I have been working on it a while (I've cut 10 minutes off) and I'm just trying to trim down the time as much as I can. I already have timings in there, most of the time is inevitably spent on insert/select statements on the large tables. The following for example takes 100 seconds or so to insert 120k rows into an empty table

Code:

          sqlString = """INSERT INTO CHANNELPROGRAMME (
                             CHANNELID, PROGRAMMEID, EPISODEID,
                             RPEAT, NEWSERIES, PREMIERE, CHOICE, SUBTITLES,
                             DEAFSIGNED, STARRATING, PROGDATE, STARTTIME, ENDTIME,
                             DURATION)
                         SELECT
                             T.CHANNELID, P.PROGRAMMEID, E.EPISODEID, T.RPEAT, T.NEWSERIES,
                             T.PREMIERE, T.CHOICE, T.SUBTITLES, T.DEAFSIGNED, T.STARRATING,
                             T.PROGDATE, T.STARTTIME, T.ENDTIME, T.DURATION
                         FROM
                             TVTEMPTABLE T
                             INNER JOIN PROGRAMME P ON P.PROGTITLE=T.PROGTITLE
                             INNER JOIN CHANNELS CH ON CH.CHANNELID=T.CHANNELID
                             INNER JOIN EPISODE E ON E.SUBTITLE=T.SUBTITLE AND E.EPISODE=T.EPISODE"""

And I have already indexed the columns, so I'm not sure there's any more 'fat' to trim.

Pho · 17 Apr 2014 at 09:53

Can you post an execution plan of what that query looks like?

Have you put indexes on your temp tables?

You may find it runs quicker if you disable indexes on CHANNELPROGRAMME before inserting then re-enable them afterwards; indexes make inserts slower.

Haircut · 17 Apr 2014 at 10:02

PaulStat said:
And I have already indexed the columns, so I'm not sure there's any more 'fat' to trim.

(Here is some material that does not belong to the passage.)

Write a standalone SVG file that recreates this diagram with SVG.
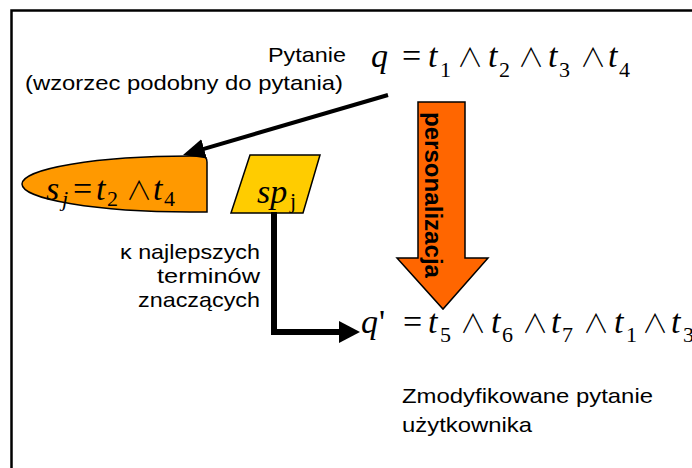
<svg xmlns="http://www.w3.org/2000/svg" width="692" height="468" viewBox="0 0 692 468">
  <style>
    .lbl { font-family: "Liberation Sans", Arial, sans-serif; font-size: 21px; fill: #000; }
    .math { font-family: "Liberation Serif", "Times New Roman", "DejaVu Serif", serif; font-size: 34px; fill: #000; }
    .math .v { font-style: italic; }
    .math .sub { font-size: 22px; }
    .math .op { font-family: "Noto Sans CJK JP", "DejaVu Sans", sans-serif; font-size: 26px; font-weight: 300; }
    .shape { stroke: #000; stroke-width: 1.5; }
    .conn { fill: none; stroke: #000; }
  </style>
  <defs>
    <marker id="headThin" markerUnits="userSpaceOnUse" markerWidth="22" markerHeight="20" viewBox="0 0 22 20" refX="10" refY="10" orient="auto">
      <path d="M0,0 L22,10 L0,20 Z" fill="#000"/>
    </marker>
    <marker id="headThick" markerUnits="userSpaceOnUse" markerWidth="21" markerHeight="22" viewBox="0 0 21 22" refX="6" refY="11" orient="auto">
      <path d="M0,0 L21,11 L0,22 Z" fill="#000"/>
    </marker>
  </defs>

  <rect width="692" height="468" fill="#fff"/>
  <!-- frame: top and left edges only, the rest runs off the page -->
  <path d="M692,10.5 L11.5,10.5 L11.5,468" fill="none" stroke="#000" stroke-width="2.5"/>

  <g id="query">
    <text class="lbl" x="346" y="62" text-anchor="end" textLength="78" lengthAdjust="spacingAndGlyphs">Pytanie</text>
    <text class="lbl" x="343" y="90" text-anchor="end" textLength="318" lengthAdjust="spacingAndGlyphs">(wzorzec podobny do pytania)</text>
    <text class="math">
      <tspan class="v" x="371" y="67">q</tspan><tspan x="402" y="67">=</tspan><tspan class="v" x="428" y="67">t</tspan><tspan class="sub" x="440" y="77">1</tspan><tspan class="op" x="457" y="67">∧</tspan><tspan class="v" x="488" y="67">t</tspan><tspan class="sub" x="499" y="77">2</tspan><tspan class="op" x="518" y="67">∧</tspan><tspan class="v" x="548" y="67">t</tspan><tspan class="sub" x="559" y="77">3</tspan><tspan class="op" x="580" y="67">∧</tspan><tspan class="v" x="608" y="67">t</tspan><tspan class="sub" x="619" y="77">4</tspan>
    </text>
  </g>

  <g id="pattern-sj">
    <path class="shape" d="M207,212 L190,212 A168,28 0 0 1 190,156 L201,156 Q207,156 207,162 Z" fill="#FF9900"/>
    <text class="math">
      <tspan class="v" x="46" y="200">s</tspan><tspan class="v sub" x="62" y="206">j</tspan><tspan x="73" y="200">=</tspan><tspan class="v" x="96" y="200">t</tspan><tspan class="sub" x="107" y="206">2</tspan><tspan class="op" x="126" y="200">∧</tspan><tspan class="v" x="153" y="200">t</tspan><tspan class="sub" x="164" y="206">4</tspan>
    </text>
  </g>

  <g id="profile-spj">
    <polygon class="shape" points="250,155 320,155 303,213 231,213" fill="#FFCC00"/>
    <text class="math">
      <tspan class="v" x="257" y="203">sp</tspan><tspan class="sub" x="290" y="208">j</tspan>
    </text>
  </g>

  <g id="top-terms">
    <text class="lbl" font-size="20" x="260" y="259" text-anchor="end" textLength="140" lengthAdjust="spacingAndGlyphs">κ najlepszych</text>
    <text class="lbl" font-size="20" x="260" y="283" text-anchor="end" textLength="103" lengthAdjust="spacingAndGlyphs">terminów</text>
    <text class="lbl" font-size="20" x="260" y="307" text-anchor="end" textLength="122" lengthAdjust="spacingAndGlyphs">znaczących</text>
  </g>

  <g id="personalization">
    <polygon class="shape" points="418,102 465,102 465,258 488,258 443,309 397,258 418,258" fill="#FF6600"/>
    <text transform="translate(425,112) rotate(90)" font-family="'Liberation Sans', Arial, sans-serif" font-weight="bold" font-size="23" textLength="166" lengthAdjust="spacingAndGlyphs">personalizacja</text>
  </g>

  <g id="modified-query">
    <text class="math">
      <tspan class="v" x="361" y="333">q</tspan><tspan x="379" y="333">'</tspan><tspan x="403" y="333">=</tspan><tspan class="v" x="428" y="333">t</tspan><tspan class="sub" x="440" y="342">5</tspan><tspan class="op" x="460" y="333">∧</tspan><tspan class="v" x="491" y="333">t</tspan><tspan class="sub" x="502" y="342">6</tspan><tspan class="op" x="522" y="333">∧</tspan><tspan class="v" x="551" y="333">t</tspan><tspan class="sub" x="562" y="342">7</tspan><tspan class="op" x="583" y="333">∧</tspan><tspan class="v" x="614" y="333">t</tspan><tspan class="sub" x="626" y="342">1</tspan><tspan class="op" x="642" y="333">∧</tspan><tspan class="v" x="671" y="333">t</tspan><tspan class="sub" x="683" y="342">3</tspan>
    </text>
    <text class="lbl" font-size="22" x="402" y="403" textLength="251" lengthAdjust="spacingAndGlyphs">Zmodyfikowane pytanie</text>
    <text class="lbl" font-size="22" x="402" y="432" textLength="130" lengthAdjust="spacingAndGlyphs">użytkownika</text>
  </g>

  <g id="connectors">
    <line class="conn" x1="388" y1="95" x2="194.5" y2="151.6" stroke-width="4" marker-end="url(#headThin)"/>
    <polyline class="conn" points="274,212 274,332 345,332" stroke-width="6" marker-end="url(#headThick)"/>
  </g>
</svg>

Just want to check which columns you're referring to here.
If you're talking about indexes on the CHANNELPROGRAMME table - the one you're inserting into - then you are aware that indexes actually slow down inserts?

The db has to update the index for each row you insert, which slows things down.
The only columns I can see that would benefit from indexes are the ones in your joins from the temp table, so that you can do index scans there rather than full table scans.
Even then, as the tables on the other side of the join probably won't be that big, there's limited benefit to gain from using indexes for the load.

Obviously when querying your main table the indexes will be useful though.

PaulStat · 17 Apr 2014 at 10:29

Err nope I was unaware of that, in the SQL you see I have indexed all the columns in the joins, not limited to the temporary table.

visibleman · 17 Apr 2014 at 11:31

As others have mentioned, disable indexes during mass inserts as that'll help dramatically.

I'd also have a quick read of THIS, especially regarding 'bulk_inset_buffer_size' (if using MyISAM) and 'LOAD DATA INFILE' - both can massively help bulk loading data.

dasyad · 17 Apr 2014 at 17:30

Don't forget to factor in how long it takes to rebuild your index after you have disabled them for the insert...

melvis · 17 Apr 2014 at 19:31

Don't forget to factor in how long it takes to rebuild your index after you have disabled them for the insert...

usually quicker to rebuild the index at the end than leave it active and have it get modified after each row is inserted

PaulStat · 18 Apr 2014 at 17:22

Thanks all, I haven't done anything about the indexes in the end as I moved the script to my always on work PC which is significantly newer than my laptop. It now runs in about 3 minutes, so I'm happy to leave it as is

Pho · 18 Apr 2014 at 17:44

By the way, another option you may want to think of in the future is using ETL tools rather than doing it manually.. basically they give you a GUI/scripting engine to let you grab data from one source (extract), do something with it (translate), and plonk it somewhere else (load) = ETL.

I've used Talend in the past to do this (the open-source community edition is more than enough) but there's lots of others out there like Kettle.

These sorts of tools are especially useful if you need to connect to lots of different data-sources without the hassle of writing your own parsers, data mappers etc. Talend for example can connect to a lot of stuff!